Obesity, and disorders associated with obesity such as diabetes, are a major global health concern. Obesity, which is generally associated with an abnormal accumulation of fat cells, develops when energy intake exceeds energy expenditure. Adipose tissues play an important role in obesity, insulin resistance and diabetes. Two functionally different types of fat tissues are present in mammals: white adipose tissue (WAT), which is the primary site of depot of triglycerides and release of fatty acids, and brown adipose tissue (BAT), which is specialized in thermogenic energy expenditure through the expression of uncoupling protein-1 (UCP-1).
The most commonly known fat cells are white fat cells, also known as white adipose tissue (WAT) cells, which have a thin ring of cytoplasm surrounding a lipid or fat droplet. WAT is found underneath the skin and provides heat insulation, cushioning against shock and jarring, and energy reserves. An average lean person has roughly 20 to 40 billion WAT cells. An obese person can have up to ten times more WAT than the average lean person.
The less common fat cells are the brown fat cells, also known as brown adipose tissue (BAT) cells. Energy expenditure for thermogenesis in BAT serves either to maintain body temperature in the cold or to waste food energy. It has roles in thermal balance and energy balance, and when defective, is usually associated with obesity. BAT is typically atrophied in obese animals. The importance of BAT in overall energy homeostasis is underscored by the finding that ablation of BAT in mice results in severe obesity accompanied by insulin resistance, hyperglycemia, hyperlipidemia, and hypercholesterolemia (Lowell at al., Nature 366(6457):740-2 (1993); Hamann et al., Diabetes. 44(11):1266-73 (1995); Hamann et al., Endocrinology 137(1):21-9 (1996). Increasing the relative proportion and function of BAT may increase whole body energy expenditure, preventing the development of obesity. In fact, the role of BAT as a defense against obesity has been clearly demonstrated through targeted ablation of this tissue in mice and the BAT-less mice become more susceptible to diet-induced obesity, diabetes, and hyperlipidemia (Lowell et al., Nature 366:740-742 (1993); Hamann et al., Endocrinology 137:21-29 (1996).
BAT also features the presence of abundant and large mitochondria (Nedergaard et al., in Brown Adipose Tissue, Trayhurn and Nicholls, Eds. (Edward Arnold, Baltimore, 1986)), which serve as the center site for oxidative phosphorylation, intermediary metabolism, adaptive thermogenesis, generation of reactive oxygen species and apoptosis.
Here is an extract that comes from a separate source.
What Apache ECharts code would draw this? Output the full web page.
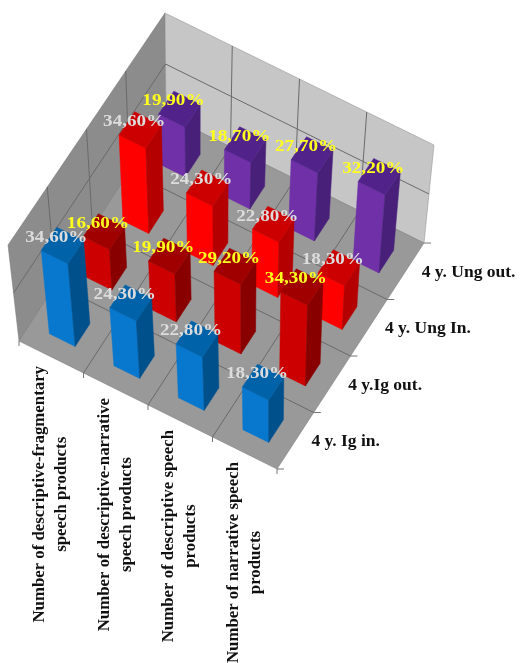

In BAT, mitochondrial biogenesis has been long known to accompany brown adipocyte differentiation. During the past decade, it has become increasingly evident that the integrity of mitochondria contribute to a variety of human diseases, including obesity, diabetes, cancer, neurodegeneration, and aging (Duchen, Diabetes 53 (Suppl 1): S96-102 (2004); Taylor and Turnbull, Nat. Rev. Genet. 6:389-402 (2005); Lowell and Shulman, Science 307:384-387 (2005)).
Adipose tissues contain a potential mitotic compartment, which can allow for growth and differentiation of WAT or BAT cells. Adipose tissue can be readily assayed using routine techniques. An exemplary assay for adipose cells is the Oil Red O lipophilic red dye assay. The dye is used to stain neutral lipids in cells. The amount of staining is directly proportional to the amount of lipid in the cell and can be measured spectrophotometrically. The amount of lipid accumulation is determined as a parameter of differentiation. WAT and BAT can be distinguished by routine techniques, e.g., morphologic changes specific to WAT or BAT, or evaluation of WAT-specific or BAT-specific markers. For example, BAT cells can be identified by expression of uncoupling protein (UCP), e.g., UCP-1.
Bone morphogenetic proteins (BMPs) belong to the TGFβ superfamily. BMPs bind to specific type-I and -II serine/threonine kinase receptor complexes, RIa, RIb, and RII, which signal through SMAD proteins or the p38 mitogen-activated protein kinase (MAPK). The BMPs are important regulators of key events in many aspects of tissue development and morphogenesis, including the processes of bone formation during embryogenesis, postnatal growth, remodeling and regeneration of the skeleton. Localization studies in both human and mouse tissues have demonstrated high levels of mRNA expression and protein synthesis for various BMPs in adipose, heart, lung, small intestine, limb bud and teeth.
Several BMPs have been implicated in early skeletal development, including BMP-2,-4, -5, -7, -14 (CDMP-1/GDF-5). Other members, such as BMP-3, -6, -7 and -13 (CDMP-2/GDF-6) may be involved in later stages of skeletal formation.